A frequent stumble: when the region is shaped like a disk or a curved cap, swapping the order can split it into two pieces, each needing its own iterated integral, because along the new slicing direction the entry or exit curve changes partway through. That is not an error — it is the region honestly telling you it is not Type I and Type II in one clean piece. Sketching is what reveals the split before it bites you. (When a disk forces this, that is precisely the cue to reach for polar coordinates, the subject of a later guide in this rung.)
When the order is the whole point
Sometimes reversing the order is not a convenience but the only way through.
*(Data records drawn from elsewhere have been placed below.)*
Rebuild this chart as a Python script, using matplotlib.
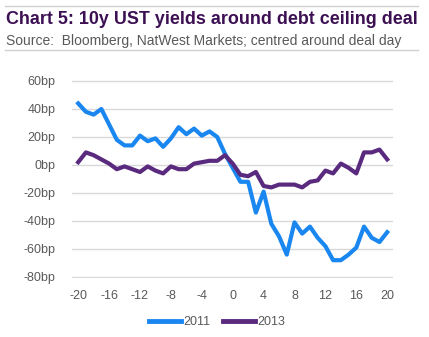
import matplotlib
matplotlib.use("Agg")
import matplotlib.pyplot as plt
from matplotlib.lines import Line2D

days = list(range(-20, 21))
y2011 = [44, 38, 36, 40, 29, 18, 14, 14, 21, 17, 19, 13, 19, 27, 22, 26, 21, 24, 20, 8,
         -2, -12, -12, -34, -19, -42, -51, -64, -41, -49, -44, -52, -58, -68, -68, -64,
         -59, -44, -52, -55, -48]
y2013 = [2, 9, 7, 4, 1, -3, -1, -3, -5, -1, -4, -6, -1, -3, -3, 1, 2, 3, 3, 7,
         1, -7, -8, -5, -15, -16, -14, -14, -14, -16, -12, -11, -4, -6, 1, -2,
         -6, 9, 9, 11, 4]
xticks = list(range(-20, 21, 4))
yticks = list(range(-80, 61, 20))
ytick_labels = [f"{v}bp" for v in yticks]
series_names = ["2011", "2013"]

blue = "#1A87F0"
purple = "#5A2A7E"
grey = "#595959"

plt.rcParams['font.family'] = ['Liberation Sans', 'DejaVu Sans']

W, H = 429, 337
fig = plt.figure(figsize=(W / 100, H / 100), dpi=100)

# header lines and texts
fig.add_artist(Line2D([5 / W, 418 / W], [1 - 6 / H, 1 - 6 / H], color="#d0d0d0", lw=1))
fig.add_artist(Line2D([5 / W, 418 / W], [1 - 50 / H, 1 - 50 / H], color="#d0d0d0", lw=1))
fig.text(6 / W, 1 - 19.5 / H, "Chart 5: 10y UST yields around debt ceiling deal",
         fontsize=12.9, fontweight="bold", color="#3C1053", va="center", ha="left")
fig.text(6 / W, 1 - 41 / H, "Source:  Bloomberg, NatWest Markets; centred around deal day",
         fontsize=10.0, color=grey, va="center", ha="left")

ax_left, ax_right = 72, 393
ax_top, ax_bot = 79.6, 278.4
ax = fig.add_axes([ax_left / W, 1 - ax_bot / H, (ax_right - ax_left) / W, (ax_bot - ax_top) / H])

ax.plot(days, y2011, color=blue, lw=3, solid_joinstyle="round", label=series_names[0], zorder=3)
ax.plot(days, y2013, color=purple, lw=3, solid_joinstyle="round", label=series_names[1], zorder=3)

ax.set_xlim(-20.8, 20.75)
ax.set_ylim(-81, 61)
ax.set_yticks(yticks)
ax.set_yticklabels(ytick_labels)
ax.set_xticks(xticks)
ax.set_xticklabels([str(t) for t in xticks])
ax.grid(axis="y", color="#d9d9d9", lw=1)
ax.set_axisbelow(True)
for s in ax.spines.values():
    s.set_visible(False)
ax.tick_params(axis="both", length=0, labelsize=9, colors=grey)
ax.tick_params(axis="y", pad=12)
ax.tick_params(axis="x", pad=8)

leg = fig.legend(loc="center", bbox_to_anchor=(217 / W, 1 - 322 / H), ncol=2, frameon=False,
                 fontsize=9, handlelength=2.6, handletextpad=0.15, columnspacing=1.0)
for t in leg.get_texts():
    t.set_color(grey)
for l in leg.get_lines():
    l.set_linewidth(3.5)

fig.savefig("out.png", dpi=100)
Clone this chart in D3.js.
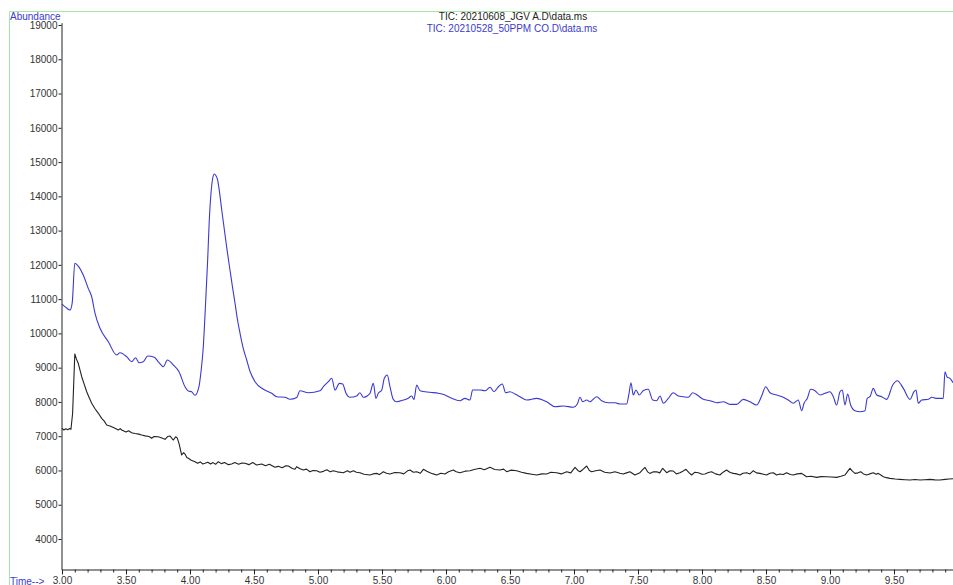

The famous example is the integral, over the triangle 0 <= x <= y, 0 <= y <= 1, of e^{-y^2}. Set up y-inner and you are stuck immediately: the inner antiderivative needs the integral of e^{-y^2} dy, which has no elementary closed form — this is a genuine non-elementary integral, the very kernel of the Gaussian. "Non-elementary" does not mean impossible or uncomputable; it means no formula in powers, exponentials, logs and trig functions exists. The single integral is a dead end for an exact answer this way.
Now flip it. Put y outside, x inside. For fixed y the inner integral is the integral from x = 0 to x = y of e^{-y^2} dx — and here e^{-y^2} is a constant as far as x is concerned, so the inner integral is just e^{-y^2} times the length y. The outer integral becomes the integral from 0 to 1 of y e^{-y^2} dy, which the substitution u = y^2 cracks instantly: it equals (1/2)(1 - e^{-1}), about 0.316. The integrand never changed; reversing the order moved the bad variable to the outside, where a friendly extra factor of y appeared and rescued the whole computation.
Region (a triangle): 0 <= x <= y , 0 <= y <= 1
y
1 | *--------* slice the BAD way (y inner): each vertical
| | \ | slice needs integral of e^{-y^2} dy -- no
| | \ | elementary antiderivative. STUCK.
| | \ |
0 +--*-------*---- x slice the GOOD way (x inner, y outer):
0 1
inner: integral_{x=0}^{y} e^{-y^2} dx = e^{-y^2} * (y - 0) = y e^{-y^2}
outer: integral_{y=0}^{1} y e^{-y^2} dy -- let u = y^2, du = 2y dy
= (1/2) integral_{0}^{1} e^{-u} du = (1/2)(1 - e^{-1}) ~ 0.316
Same region, same integrand -- only the ORDER changed.From areas up to volumes
The same logic, one dimension richer, sets up a triple integral over a solid. Now you have three orders of nesting to choose among (six, if you count all permutations), and the inner limits can depend on the two outer variables while the middle limits depend only on the outermost. The discipline is unchanged: project the solid onto a coordinate plane to fix the outer two limits, then for a frozen point in that shadow read where the innermost variable enters and exits the solid — a bottom surface z = g(x, y) and a top surface z = h(x, y). Sketching a representative spear through the solid is again the move that prevents errors.
Reordering helps in three dimensions for the same two reasons it helps in two: a cleaner region description, or a tractable innermost antiderivative. And the payoff connects straight back to Volume I. Recall that a single definite integral of a positive function is the area under a curve, justified by the fundamental theorem of calculus; a double integral of a positive function is the volume under a surface; a triple integral of the constant 1 is the plain volume of the solid. Choosing the order well is, in every dimension, the difference between an integral you can finish and one you only stare at.